SUICIDE SQUAD Review; "It's A Mess, But At Least It's An Entertaining One"

SUICIDE SQUAD Review; "It's A Mess, But At Least It's An Entertaining One"

While some critics would have you believe that Suicide Squad is the worst CBM ever made, the truth is that it's actually pretty damn good. Unfortunately, it's also far from the home run we hoped for.

Suicide Squad is a tough movie to review. It's without a doubt a lot of fun and nowhere near as bad as you've been led to believe by the vast majority of critics, but it also has a very long list of problems. It's clear from the very start that large chunks of the movie have been butchered in the editing room, with the flashbacks which kick the movie off condensed to the point that they just frustrate due to their brevity. We're also introduced to the members of Task Force X at least two or three different times, while notable scenes from the trailers and key moments we've seen play out in set photos have completely vanished, pointing to large chunks of the Suicide Squad being left sitting on the cutting room floor for reasons unknown. It's also quite jarring how the first half of the movie relies heavily on some great music only to completely drop that in the second for a conventional score. Because of all of this and more (which I'll get to in an upcoming in-depth breakdown), Suicide Squad is undeniably a mess, but at least it's an entertaining one. 

That's largely down to the cast. Will Smith steals the show as Deadshot, and it's the actor's best performance in years. He's clearly having fun here, and it shows, while the character gets many of Suicide Squad's best lines and moments. Margot Robbie's Harley Quinn is a close second, though whether or not she's really compelling enough to hold her own in a spinoff movie is debatable because the character is ultimately pretty one dimensional. Viola Davis' Amanda Waller is also great (she's probably the best villain we've seen in the DC Films Universe so far), while Joel Kinnaman's Rick Flag is definitely a pleasant surprise. Jai Courtney doesn't get quite enough screentime to deliver the kind of performance which would have made him a standout, but he's still great, and the same can be said for Jay Hernandez as El Diablo before some last minute creative decisions pretty much ruin the character. Everyone else fades into the background, with Killer Croc, Katana, Slipknot, and Scott Eastwood's Lt. GQ Edwards all complete non-entities. Still, they serve a purpose and are thankfully a million times better than Enchantress, a horrible villain brought to life with a so so performance by Cara Delevingne. The less said about her CGI accomplice, the better, because there you have one of the worst superhero movie villains in history with a plan so generic that it will make you think we've travelled back to the genre's mostly dark days in the mid 2000s. 

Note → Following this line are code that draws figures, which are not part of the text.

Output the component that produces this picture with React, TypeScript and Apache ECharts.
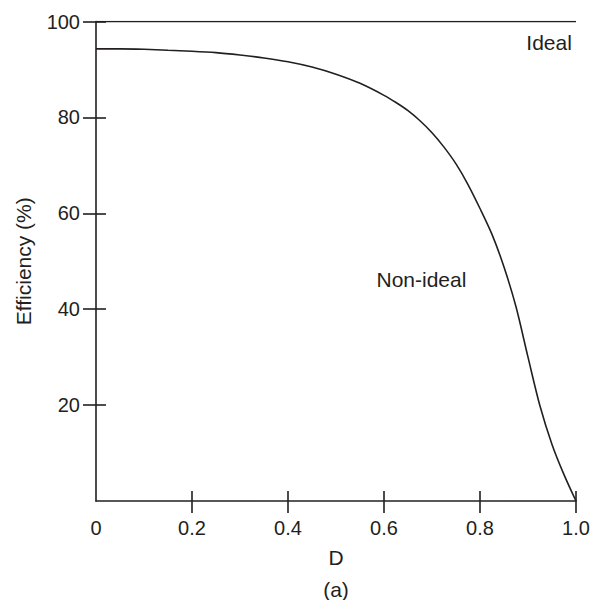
import React, { useEffect, useRef } from "react";
import * as echarts from "echarts";

const dutyCycle = [0, 0.05, 0.1, 0.15, 0.2, 0.25, 0.3, 0.35, 0.4, 0.45, 0.5, 0.55, 0.6, 0.625, 0.65, 0.675, 0.7, 0.725, 0.75, 0.775, 0.8, 0.825, 0.85, 0.875, 0.9, 0.925, 0.95, 0.975, 1.0];
const nonIdealEff = [94.3, 94.3, 94.2, 94.0, 93.8, 93.5, 93.0, 92.4, 91.6, 90.5, 89.0, 87.1, 84.6, 83.1, 81.4, 79.3, 76.8, 73.8, 70.3, 66.0, 61.0, 55.6, 48.8, 40.5, 30.0, 19.8, 11.8, 5.5, 0];
const idealD = [0, 1];
const idealEff = [100, 100];
const xTicks = [0.2, 0.4, 0.6, 0.8, 1.0];
const yTicks = [20, 40, 60, 80, 100];
const annotations = [
  { name: "Ideal", d: 0.944, eff: 95.6 },
  { name: "Non-ideal", d: 0.678, eff: 46.2 },
];

const INK = "#231f20";
const FONT = "'Liberation Sans', Arial, Helvetica, sans-serif";

export default function App() {
  const ref = useRef<HTMLDivElement>(null);
  useEffect(() => {
    if (!ref.current) return;
    const chart = echarts.init(ref.current, undefined, { renderer: "svg" });
    const lineStyle = { color: INK, width: 1.6 };
    const textStyle = { color: INK, fontSize: 20, fontFamily: FONT };
    const bigText = { color: INK, fontSize: 21, fontFamily: FONT };
    chart.setOption({
      animation: false,
      backgroundColor: "#ffffff",
      textStyle: { fontFamily: FONT },
      grid: { left: 96, top: 21.5, right: 18, bottom: 99, containLabel: false },
      xAxis: [
        {
          type: "value",
          min: 0,
          max: 1,
          interval: 0.2,
          position: "bottom",
          splitLine: { show: false },
          axisLine: { show: true, onZero: false, lineStyle },
          axisTick: { show: true, inside: false, length: 12, lineStyle, customValues: xTicks },
          axisLabel: {
            ...textStyle,
            margin: 17,
            formatter: (v: number) => (v === 0 ? "0" : v.toFixed(1)),
          },
          name: "D",
          nameLocation: "middle",
          nameGap: 46,
          nameTextStyle: bigText,
        },
        {
          type: "value",
          min: 0,
          max: 1,
          interval: 0.2,
          position: "bottom",
          splitLine: { show: false },
          axisLine: { show: false, onZero: false },
          axisTick: { show: true, inside: true, length: 10, lineStyle, customValues: xTicks },
          axisLabel: { show: false },
        },
      ],
      yAxis: [
        {
          type: "value",
          min: 0,
          max: 100,
          interval: 20,
          position: "left",
          splitLine: { show: false },
          axisLine: { show: true, onZero: false, lineStyle },
          axisTick: { show: true, inside: false, length: 13, lineStyle, customValues: yTicks },
          axisLabel: {
            ...textStyle,
            margin: 16,
            formatter: (v: number) => (v === 0 ? "" : String(v)),
          },
          name: "Efficiency (%)",
          nameLocation: "middle",
          nameRotate: 90,
          nameGap: 62,
          nameTextStyle: bigText,
        },
        {
          type: "value",
          min: 0,
          max: 100,
          interval: 20,
          position: "left",
          splitLine: { show: false },
          axisLine: { show: false, onZero: false },
          axisTick: { show: true, inside: true, length: 10, lineStyle, customValues: yTicks },
          axisLabel: { show: false },
        },
      ],
      series: [
        {
          type: "line",
          name: "Ideal",
          data: idealD.map((d, i) => [d, idealEff[i]]),
          showSymbol: false,
          symbol: "none",
          lineStyle: { color: INK, width: 1.6 },
          z: 3,
        },
        {
          type: "line",
          name: "Non-ideal",
          data: dutyCycle.map((d, i) => [d, nonIdealEff[i]]),
          showSymbol: false,
          symbol: "none",
          smooth: 0.3,
          lineStyle: { color: INK, width: 1.6 },
          z: 3,
        },
      ],
    });
    const labels = annotations.map((a) => {
      const [px, py] = chart.convertToPixel({ xAxisIndex: 0, yAxisIndex: 0 }, [a.d, a.eff]) as number[];
      return {
        type: "text",
        x: px,
        y: py,
        silent: true,
        style: {
          text: a.name,
          fill: INK,
          fontSize: 21,
          fontFamily: FONT,
          align: "center",
          verticalAlign: "middle",
        },
      };
    });
    const center = chart.convertToPixel({ xAxisIndex: 0 }, 0.5) as number;
    chart.setOption({
      graphic: [
        ...labels,
        {
          type: "text",
          x: center,
          y: 589,
          silent: true,
          style: {
            text: "(a)",
            fill: INK,
            fontSize: 21,
            fontFamily: FONT,
            align: "center",
            verticalAlign: "middle",
          },
        },
      ],
    });
    return () => chart.dispose();
  }, []);
  return (
    <div
      ref={ref}
      style={{ position: "absolute", left: 0, top: 0, width: 594, height: 600, background: "#fff" }}
    />
  );
}
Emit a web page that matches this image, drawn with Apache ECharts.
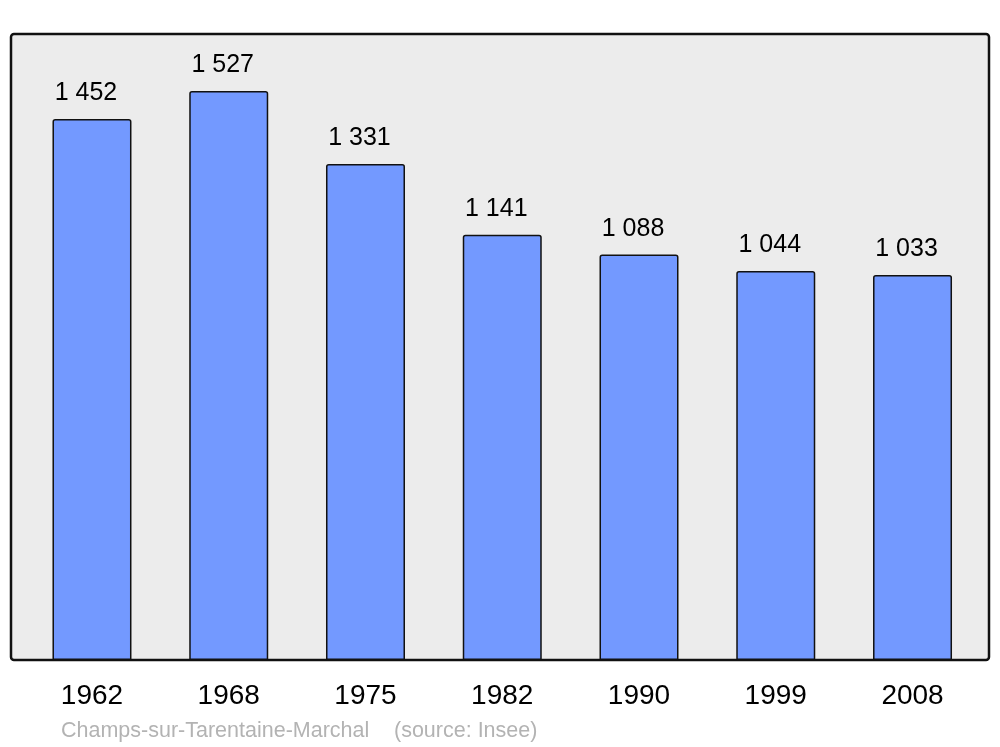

Of course, the character pretty much everyone cares about is The Joker, so how does Jared Leto do? It's hard to say considering the fact that most of his performance was cut down to frustratingly brief clips which never give us chance to get to know him. Despite playing a key role in the story, he's been blatantly shoehorned in probably just to give Warner Bros. a familiar name to promote Suicide Squad around, and his lack of screentime is rather infuriating as a result. An argument could be made that this isn't his movie, and while that's true, he probably should have just been the main big bad here. Still, the movie definitely whets the appetite for more Joker, so hopefully we'll get to see Leto really shine somewhere down the line. As for Batman, if you're expecting more than ninety seconds of the Dark Knight, you'll be really p*ssed off. He too is rather pointlessly thrown in. 

When Suicide Squad works though, it really is amazing. The action is excellent, the acting is often superb, and it's most definitely fun. However, the fact that it suffers from some major pacing and editing issues really holds it back and ruins the experience somewhat, and while that may sound like a complaint likely to only bother stuffy film critics, these pose the same sort of problem to Suicide Squad as they did in the likes of The Amazing Spider-Man and Fantastic Four. You don't need to be a pretentious ass to be baffled by a random flashback in the middle of the third act telling us something we already know or to realise that the final battle is way too long. On the plus side, I definitely came out of the movie wanting to see more of Task Force X, but what about director David Ayer? You can tell he wrote the screenplay in six weeks, so if he were return, it would hopefully be with significantly more time and less interference from Warner Bros. 

Suicide Squad is well worth watching and the majority of fans will definitely have a good time. Unfortunately, it definitely disappoints in a lot of ways, and as a result, it isn't really the movie Task Force X deserved or the release which will put the DC Films Universe on the path many feel it should be taking. Honestly, Batman v Superman: Dawn of Justice was way better.